Optimizing forms - insights for designers, admissions and marketing teams

Have you ever started filling out an online form only to abandon it part-way through?

If so, you're not alone. And most institutions experience thousands of abandoned form submissions each year.

The good news is there are many things you can to improve the design and user experience to maximize these data capture opportunities. They include seemingly small details such as providing explanatory information alongside form fields, using logical sequencing or invoking the correct keyboard on mobile devices.

Many digital teams already pay special attention to improving their forms and making them as usable as possible. For other institutions, there are dozens of mico-improvements that can aggregate to make a significant difference.

In this article, we explore these considerations to help optimize and analyze forms across your institution's website. You can take these recommendations as a starting point for optimizing your form design.

Using analytics tools to understand your current form performance

The first step towards optimizing forms on your university website is to understand how they are currently performing.

You can begin by categorizing the types of forms across the site, for example, forms to register interest in open days, event forms, prospectus request forms, and so on.

It's then worthwhile checking that your event tracking in Google Analytics is working to analyze the overall performance of each and running a cross-check to ensure form submission data is being stored as expected.

Next, it's time to get more granular.

Form analytics tools, such as HotJar or Formisimo, come into their own here. They can identify how many form submissions generate errors, which fields take too long to fill in, which are regularly left blank, which are the most corrected fields, how long the overall forms take to complete, and why your visitors abandon your form and page.

By this stage, you'll have a useful set of baseline data to track changing performance against, and software like Formissimo can also benchmark your form data against industry averages to give you an even clearer insight into your performance.

Applying usability rules to create great form experiences

After successfully delivering over 200 university websites across the world, one of the many things we've learned is that seemingly subtle changes to a form can make a world of difference. Often, they are what distinguish a highly converting form from one that gets abandoned.

If you're re-designing your forms, make them simple, user-friendly and intuitive. The next section tells you how and outlines the most important considerations you should make.

#1 Minimize the number of fields

Nobody likes a long-form. Every piece of information you ask for is another hurdle for your user to get over before they complete the submission.

Wherever possible, therefore, you should seek to minimize the number of fields and strip back the amount of information you request to keep user effort down to a minimum on all devices.

Eliminating unnecessary questions will increase completion rates.

#2 Design a logical flow

Questions should be kept in an intuitive sequence. On short forms, this can be a given. On longer forms, the flow of questions should resemble a conversation so they feel natural and logical.

#3 Match field size to the estimated character input

Usability studies have found that if a field is a disproportionate size to the information being entered by a user it can lead to doubt and confusion. Adjust the widths of fields so they are the appropriate size for user entries to minimize confusion.

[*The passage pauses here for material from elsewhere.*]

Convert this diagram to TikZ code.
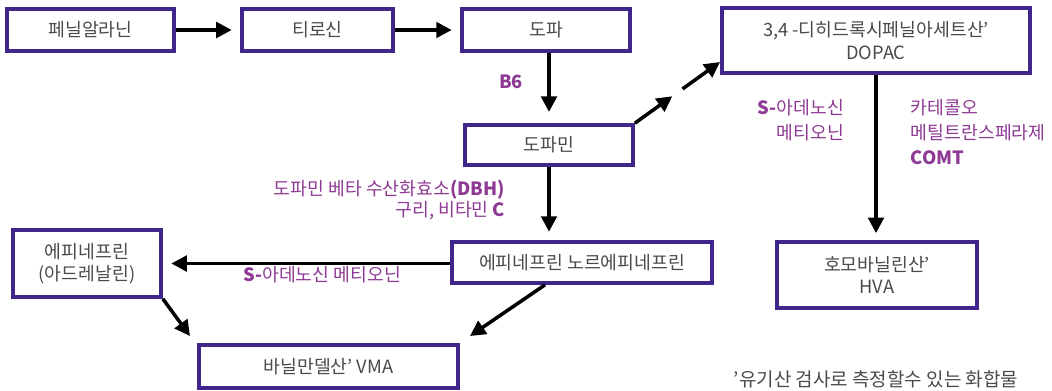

#4 Avoid placeholder text inside form fields

It's a common misconception that guidance text inside a form field helps users. Whilst it can work well for simple forms, it is less appropriate than field labels on longer forms because it disappears once the user interacts with the field and some users assume it has been pre-filled in and ignore it.

Explanatory text for fields should be designed as floating labels that appear once a field has been selected by the user.

#5 Distinguish optional and required fields

Where possible avoid optional fields. But if they are strictly necessary you should clearly highlight which fields are optional. To avoid cluttering the form you needn't highlight the required fields. Adding a validation indicator can further help users to understand their requirements for filling in the form.

#6 Cover formatting variations

Forcing users to conform to a set format is less preferable than putting further effort into the form functionality so that it can accept data in various forms and rationalizing it behind the scenes. If you are asking users to leave their phone numbers, for example, you should build the form to interpret multiple formats.

#7 Locate error messages where they are highly visible

Form validation comes into play when a user either misses to fill in a field or includes incorrect information.

If feasible it's best to provide user feedback immediately at the point of filling in the field because users typically don't like to discover mistakes at the end of submitting a form. If a specific format is required this should be stated as feedback.

It's easy to create a form - the hard part is getting people to fill it in

Even though we have many more options for capturing data directly from site visitors - conversational forms, chatbots, LiveChat for example - the traditional website form we're all familiar with lives on and remains important across university sites. In fact, recent research has found that 86% of people fill out at least one web form per week!

Budgets are increasing to acquire more and more good quality traffic and to craft persuasive high-impact content, but often the final stage of the funnel (forms) could be further optimized.

Make form design a strength rather than a weakness and the result will be faster completion times and fewer form dropouts for users, and higher conversions for your institution.